Rakyat Israel di Perjanjian Lama tidak memiliki Roh Kudus, namun orang-orang percaya di Perjanjian Baru memiliki baik firman Allah maupun Roh Kudus. Kita tidak memiliki alasan apapun untuk mengatakan kalau kita tidak mengerti akan kehendak Allah. Jika kita tidak mengerti, hal itu karena kita masih memperhatikan kedagingan kita. Orang-orang Kristen yang tidak mengikuti Allah dan hanya memperhatikan kehendak manusia dan perasaan mereka sendiri, mereka tidak dapat mengerti akan kehendak Allah. Kita harus mulai belajar untuk berserah kepada Allah dalam perkara-perkara kecil.
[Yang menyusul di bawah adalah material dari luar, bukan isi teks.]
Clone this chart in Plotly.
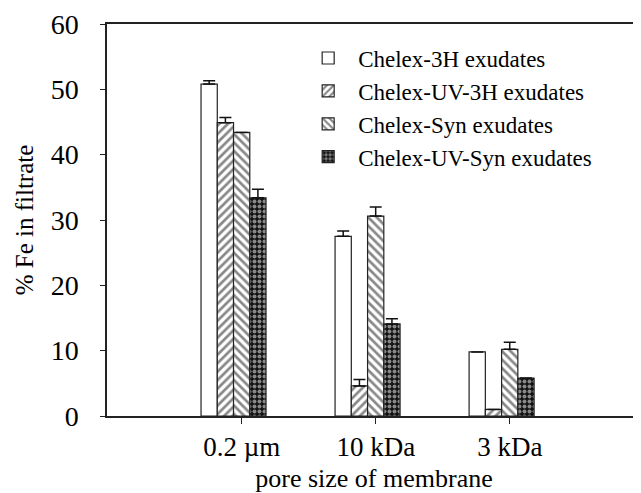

Setelah memahami kehendak Allah, maka kita tidak seharusnya membiarkan nilai dan perasaan manusia menghentikan kita dari mengikuti kehendak Allah.

Allah sangatlah sabar dengan Ahab. Meski ketika ia berulang kali memberontak terhadap Allah, Allah masih tetap mengirimkan nabi-nabi untuk mengingatkannya, menguatkannya dan bahkan menegurnya. Allah melakukan itu bukan hanya untuk Ahab, tetapi lebih untuk Israel. Karena jika rajanya tidak berbalik, Israel tidak akan memiliki prospek rohani di tahun-tahun kedepannya. Hal yang menyedihkan adalah meski Allah memberikan Ahab begitu banyak kesempatan, ia tetap tidak berbalik sepenuhnya kepada Allah. Saya percaya bukannya dia tidak rela tetapi karena ia telah terlalu lama memperhatikan dirinya sendiri. Jika kita tidak belajar untuk memperhatikan akan kehendak Allah untuk bekerja dalam hal-hal kecil, maka kita pasti akan gagal dalam hal-hal yang penting/kritikal.